• **Exercise goal**: Can you transcribe every line exactly and leave the pictures behind?

───── Dataset excerpt

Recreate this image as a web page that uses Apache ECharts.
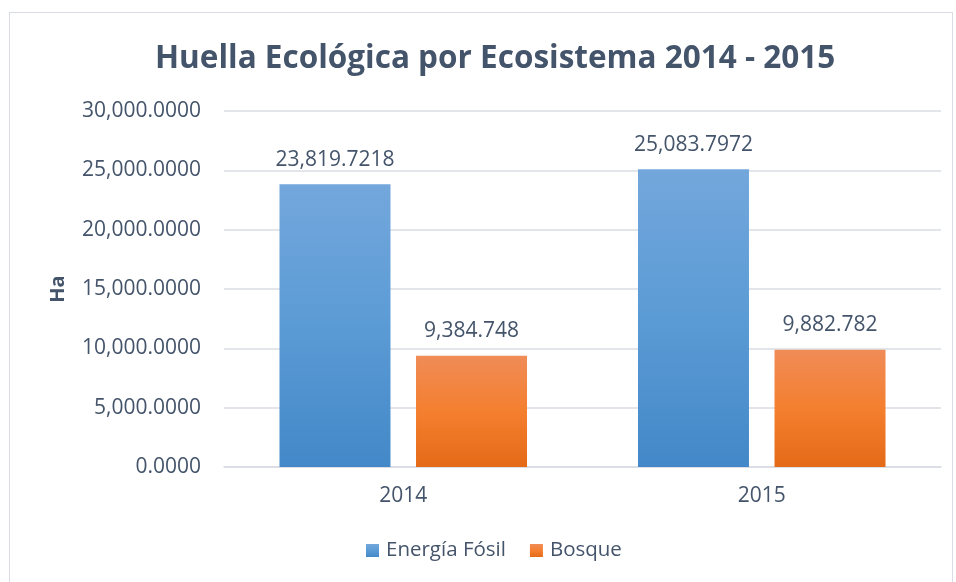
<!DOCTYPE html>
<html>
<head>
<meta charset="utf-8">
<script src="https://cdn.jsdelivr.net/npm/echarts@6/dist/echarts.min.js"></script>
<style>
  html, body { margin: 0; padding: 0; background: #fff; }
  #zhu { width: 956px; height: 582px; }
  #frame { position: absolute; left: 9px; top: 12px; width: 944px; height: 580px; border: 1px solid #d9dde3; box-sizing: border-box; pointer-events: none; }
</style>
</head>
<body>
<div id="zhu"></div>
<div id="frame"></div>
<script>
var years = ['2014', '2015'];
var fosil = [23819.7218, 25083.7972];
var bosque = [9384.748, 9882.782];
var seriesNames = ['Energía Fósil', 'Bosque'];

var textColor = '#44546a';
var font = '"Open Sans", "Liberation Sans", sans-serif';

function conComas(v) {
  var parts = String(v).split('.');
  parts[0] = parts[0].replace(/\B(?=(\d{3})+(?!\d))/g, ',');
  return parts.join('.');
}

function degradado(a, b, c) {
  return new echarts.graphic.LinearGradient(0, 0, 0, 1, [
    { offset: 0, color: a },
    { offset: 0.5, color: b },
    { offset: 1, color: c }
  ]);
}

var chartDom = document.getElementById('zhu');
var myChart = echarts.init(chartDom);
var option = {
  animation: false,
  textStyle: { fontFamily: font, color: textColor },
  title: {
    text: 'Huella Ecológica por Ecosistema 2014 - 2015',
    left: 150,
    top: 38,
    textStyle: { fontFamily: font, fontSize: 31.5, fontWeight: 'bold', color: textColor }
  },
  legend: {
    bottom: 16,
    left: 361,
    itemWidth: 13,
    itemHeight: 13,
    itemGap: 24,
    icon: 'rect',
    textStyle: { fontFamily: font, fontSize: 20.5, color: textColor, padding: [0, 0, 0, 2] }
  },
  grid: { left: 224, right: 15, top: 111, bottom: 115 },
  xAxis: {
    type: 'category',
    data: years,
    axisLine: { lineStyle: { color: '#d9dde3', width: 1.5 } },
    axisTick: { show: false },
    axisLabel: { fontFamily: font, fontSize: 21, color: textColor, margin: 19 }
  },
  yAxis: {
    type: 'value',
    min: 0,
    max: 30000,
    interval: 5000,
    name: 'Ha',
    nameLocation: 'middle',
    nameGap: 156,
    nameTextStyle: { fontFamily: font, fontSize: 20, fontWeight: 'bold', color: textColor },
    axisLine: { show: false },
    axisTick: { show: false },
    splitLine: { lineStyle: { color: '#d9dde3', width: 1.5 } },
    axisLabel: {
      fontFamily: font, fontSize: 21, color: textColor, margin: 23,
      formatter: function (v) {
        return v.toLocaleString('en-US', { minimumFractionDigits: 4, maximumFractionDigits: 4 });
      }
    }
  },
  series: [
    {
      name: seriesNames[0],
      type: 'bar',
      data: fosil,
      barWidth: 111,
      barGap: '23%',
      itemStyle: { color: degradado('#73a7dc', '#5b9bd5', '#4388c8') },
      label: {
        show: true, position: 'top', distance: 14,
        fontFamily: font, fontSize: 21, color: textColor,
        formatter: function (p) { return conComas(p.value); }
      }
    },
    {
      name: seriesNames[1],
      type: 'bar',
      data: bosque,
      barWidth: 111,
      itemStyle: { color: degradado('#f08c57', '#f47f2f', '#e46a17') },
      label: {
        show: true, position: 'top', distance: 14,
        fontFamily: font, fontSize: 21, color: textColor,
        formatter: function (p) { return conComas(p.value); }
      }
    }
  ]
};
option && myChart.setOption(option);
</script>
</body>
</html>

──────────

• **Exercise result**:
Recreate this image as a web page that uses Apache ECharts.
<!DOCTYPE html>
<html>
<head>
<meta charset="utf-8">
<script src="https://cdn.jsdelivr.net/npm/echarts@6/dist/echarts.min.js"></script>
<style>
  html, body { margin: 0; padding: 0; background: #fff; }
  #zhu { width: 956px; height: 582px; }
  #frame { position: absolute; left: 9px; top: 12px; width: 944px; height: 580px; border: 1px solid #d9dde3; box-sizing: border-box; pointer-events: none; }
</style>
</head>
<body>
<div id="zhu"></div>
<div id="frame"></div>
<script>
var years = ['2014', '2015'];
var fosil = [23819.7218, 25083.7972];
var bosque = [9384.748, 9882.782];
var seriesNames = ['Energía Fósil', 'Bosque'];

var textColor = '#44546a';
var font = '"Open Sans", "Liberation Sans", sans-serif';

function conComas(v) {
  var parts = String(v).split('.');
  parts[0] = parts[0].replace(/\B(?=(\d{3})+(?!\d))/g, ',');
  return parts.join('.');
}

function degradado(a, b, c) {
  return new echarts.graphic.LinearGradient(0, 0, 0, 1, [
    { offset: 0, color: a },
    { offset: 0.5, color: b },
    { offset: 1, color: c }
  ]);
}

var chartDom = document.getElementById('zhu');
var myChart = echarts.init(chartDom);
var option = {
  animation: false,
  textStyle: { fontFamily: font, color: textColor },
  title: {
    text: 'Huella Ecológica por Ecosistema 2014 - 2015',
    left: 150,
    top: 38,
    textStyle: { fontFamily: font, fontSize: 31.5, fontWeight: 'bold', color: textColor }
  },
  legend: {
    bottom: 16,
    left: 361,
    itemWidth: 13,
    itemHeight: 13,
    itemGap: 24,
    icon: 'rect',
    textStyle: { fontFamily: font, fontSize: 20.5, color: textColor, padding: [0, 0, 0, 2] }
  },
  grid: { left: 224, right: 15, top: 111, bottom: 115 },
  xAxis: {
    type: 'category',
    data: years,
    axisLine: { lineStyle: { color: '#d9dde3', width: 1.5 } },
    axisTick: { show: false },
    axisLabel: { fontFamily: font, fontSize: 21, color: textColor, margin: 19 }
  },
  yAxis: {
    type: 'value',
    min: 0,
    max: 30000,
    interval: 5000,
    name: 'Ha',
    nameLocation: 'middle',
    nameGap: 156,
    nameTextStyle: { fontFamily: font, fontSize: 20, fontWeight: 'bold', color: textColor },
    axisLine: { show: false },
    axisTick: { show: false },
    splitLine: { lineStyle: { color: '#d9dde3', width: 1.5 } },
    axisLabel: {
      fontFamily: font, fontSize: 21, color: textColor, margin: 23,
      formatter: function (v) {
        return v.toLocaleString('en-US', { minimumFractionDigits: 4, maximumFractionDigits: 4 });
      }
    }
  },
  series: [
    {
      name: seriesNames[0],
      type: 'bar',
      data: fosil,
      barWidth: 111,
      barGap: '23%',
      itemStyle: { color: degradado('#73a7dc', '#5b9bd5', '#4388c8') },
      label: {
        show: true, position: 'top', distance: 14,
        fontFamily: font, fontSize: 21, color: textColor,
        formatter: function (p) { return conComas(p.value); }
      }
    },
    {
      name: seriesNames[1],
      type: 'bar',
      data: bosque,
      barWidth: 111,
      itemStyle: { color: degradado('#f08c57', '#f47f2f', '#e46a17') },
      label: {
        show: true, position: 'top', distance: 14,
        fontFamily: font, fontSize: 21, color: textColor,
        formatter: function (p) { return conComas(p.value); }
      }
    }
  ]
};
option && myChart.setOption(option);
</script>
</body>
</html>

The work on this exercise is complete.